Evans excels in his accounts of a generation of black fighters, many barely known to readers of British sports pages: the magnificent comrade-champion, Arthur Mayisela, the elegant but fickle Sugarboy Malinga, the faded “Rose of Soweto”, Dingaan Thobela, and (better known in Britain) Baby Jake Matlala, whose diminutive, stick-insect frame housed more willpower and ringcraft than much bigger fighters displayed.
There’s the eponymous tale of Jacob “Dancing Shoes” Morake, a skinny Sowetan whose upper body was covered in burn scars. Morake worked as an insurance clerk by day, but like many others relied on the ring to support his extended family. In 1984, he died after being knocked out by a popular white fighter in the 12th round in a bout in Sun City, the resort targeted in the apartheid era by the international boycott. In the final rounds, Morake was clearly unable to defend himself, but the referee – a white South African cop – allowed the fight to continue.
Evans does full justice to the outrage of Morake’s death, but also to the complex career of the fighter whose punches sealed his fate, Brian Mitchell. In general, his portraits of white South African males are wry and full of surprises. One of the best depicts the most well-known white hope of the era, the heavyweight Gerrie Coetzee: “one of the strangest creatures I’ve ever encountered… kind, cruel, clever, dumb, gentle, vicious, considerate, gullible, sophisticated, simple, manipulating”.
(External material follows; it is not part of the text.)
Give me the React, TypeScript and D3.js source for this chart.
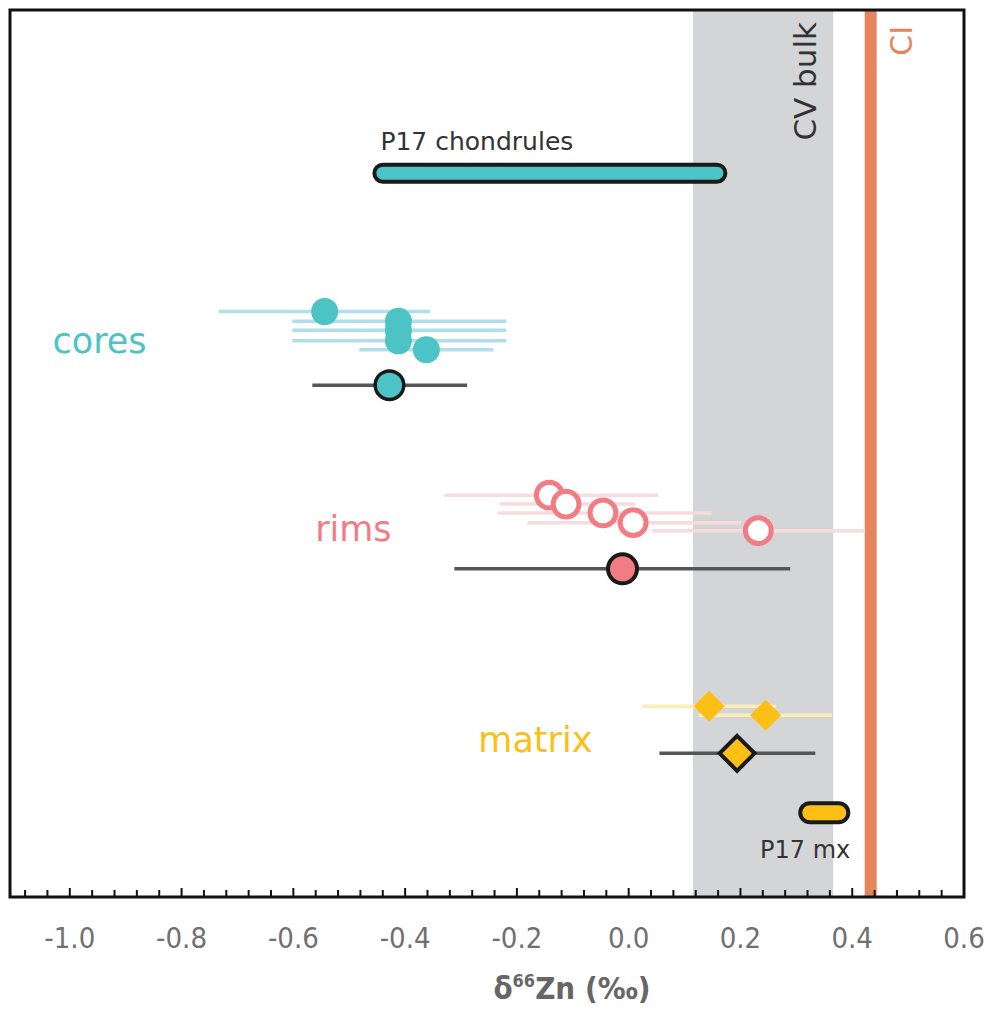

Evans highlights the vagaries of boxing partisanship, where loyalties are shaped and reshaped by a shifting array of racial, national and provincial identities, symbolic gestures, character traits, financial investments and personal whims. He reminds us that boxing is often a brutal circus, and that its relation to malign aggression is perpetually uneasy. He empathises with boxers, but does not romanticise them.
Ironically, when he turns to the explicitly political and personal, he is less nuanced, less generous, and therefore less convincing. His swashbuckling journalese, peppered with deadpan asides, serves him well in the boxing narratives, but comes under strain when he ventures further afield. Evans himself offers a partial explanation of the contrast. In politics, “the scale of injustice and cruelty was so vast that I had to separate it from the realm of perpetual outrage”. Tactics and strategy had to come before emotion or self-expression. “Boxing allowed an outlet that was more contained and less restrained.”
But the problem is also that Evans has written back into his past exploits his subsequent political disillusionment; and tales of disillusionment that fail to convey the erstwhile romance of the illusion, whatever it may have been, tend to fall flat. If you strip political activism of the ideas and aspirations that motivate it, it will seem little more than masochistic drudgery. Among other things, this book is a major addition to the literature of activist burn-out. As Evans is aware, he has a tendency to jaded cynicism, and when the wise-guy flippancy takes over he sells both himself and the liberation movement short.
He never seems to have recovered from the discovery that among his “struggle heroes” were many who were “liars and backstabbers… too much like me, and I know I can be a bit of a shit”. To which one is tempted to respond: if movements for social justice are to be carried forward only by saints, they will not be carried forward at all. Evans is especially aggrieved over his long entanglement with Marxism; at times, the memoir threatens to become another recrimination against “the god that failed”, but in the end it is closer in spirit to Bob Dylan’s mid-1960s repudiation of political protest: “‘Equality’, I spoke the word / As if a wedding vow / Ah, but I was so much older then / I’m younger than that now.”
In his ambivalence towards both the heroic years of struggle and the compromised realities of post-apartheid South Africa, Evans is not alone among veterans of the movement. There is much pain in this book: friends imprisoned, tortured, murdered; lives broken by apartheid’s multi-pronged violence; the tortuous labyrinth of personal and political betrayal; Evans’s anguish over his own motives; and the ever-present pain of boxing, which serves as an echo chamber for all the rest. Despite an attempt to achieve “closure” in the final pages, it is clear that many wounds are still unstaunched. Perhaps it is mere sentimentality to expect anything else.
At 450 pages, the book sprawls. The sequence of events is sometimes hard to follow, and the structure is in danger of collapsing into a vast scree of anecdotes – though it must be admitted that many of these are irresistible. My favourite involves a grinning secret policeman belting out Bruce Springsteen’s “Born in the USA” as he escorts Evans to an interrogation session at the notorious Johannesburg Prison.
Despite his best efforts, Evans emerges from these pages as a generous and resourceful individual. Somehow I doubt he will ever really become the mellow hippy he aspires to be, or finally “grow out of” either his anger at injustice or his romance with the ring.